VA loans, offered through the U.S. Department of Veteran Affairs, are loans provided to veterans and their surviving spouses. Veterans and their spouses can typically obtain a mortgage in situations where they may not otherwise be eligible. In addition to providing low-interest mortgage loans, VA loans may also be available without the borrower having to have a down payment. They also allow potential home buyers to borrow more money than other organizations such as Fannie Mae or FHA.

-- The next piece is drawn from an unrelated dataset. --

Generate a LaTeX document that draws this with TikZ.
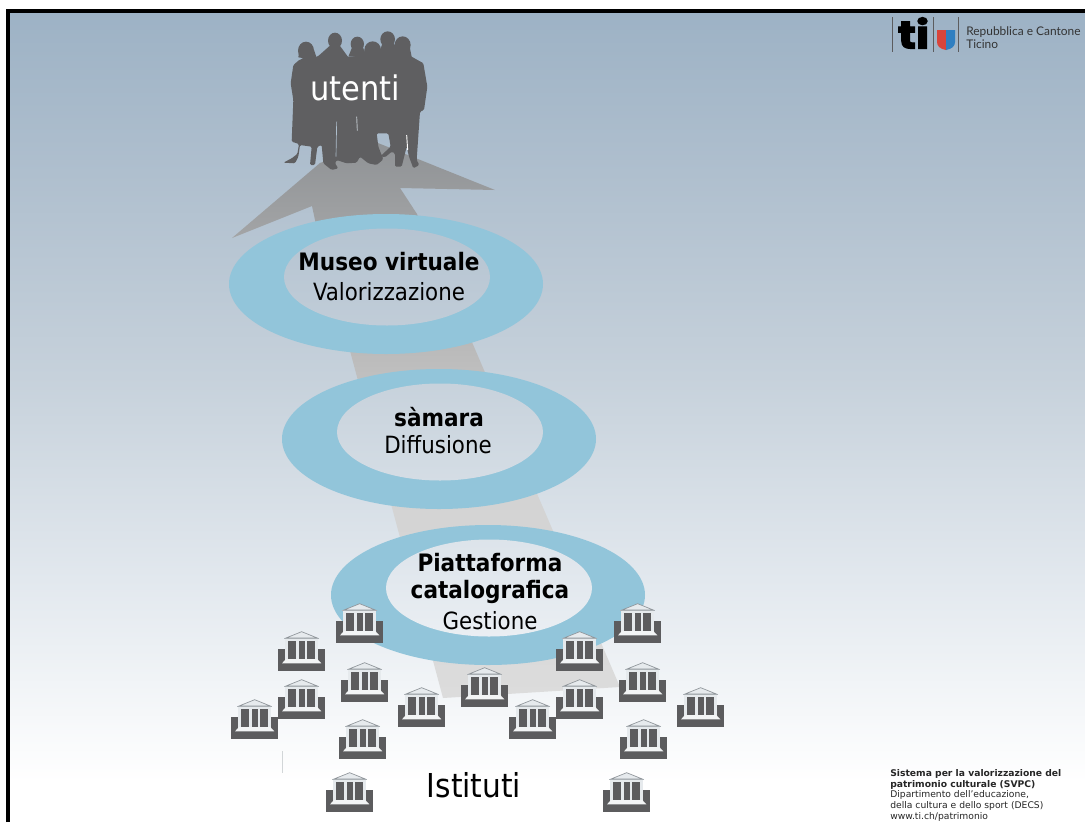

Government Home Buyer Programs
In addition to Fannie Mae, VA, and FHA loans, potential home owners can take advantage of many government programs designed to help first-time home buyers obtain financing to purchase homes. These programs may offer low-interest rates to eligible applicants or may provide financing with no down payment. Borrowers may also be eligible even if they have weak credit. Some of the programs include Dream Makers Program, Good Neighbor Next Door, Down Payment Assistance, and Grant Program, Family Opportunities, and USDA Rural Zero Down Loan. Some of these programs are only available in certain states. HUD provides a list of most of these programs.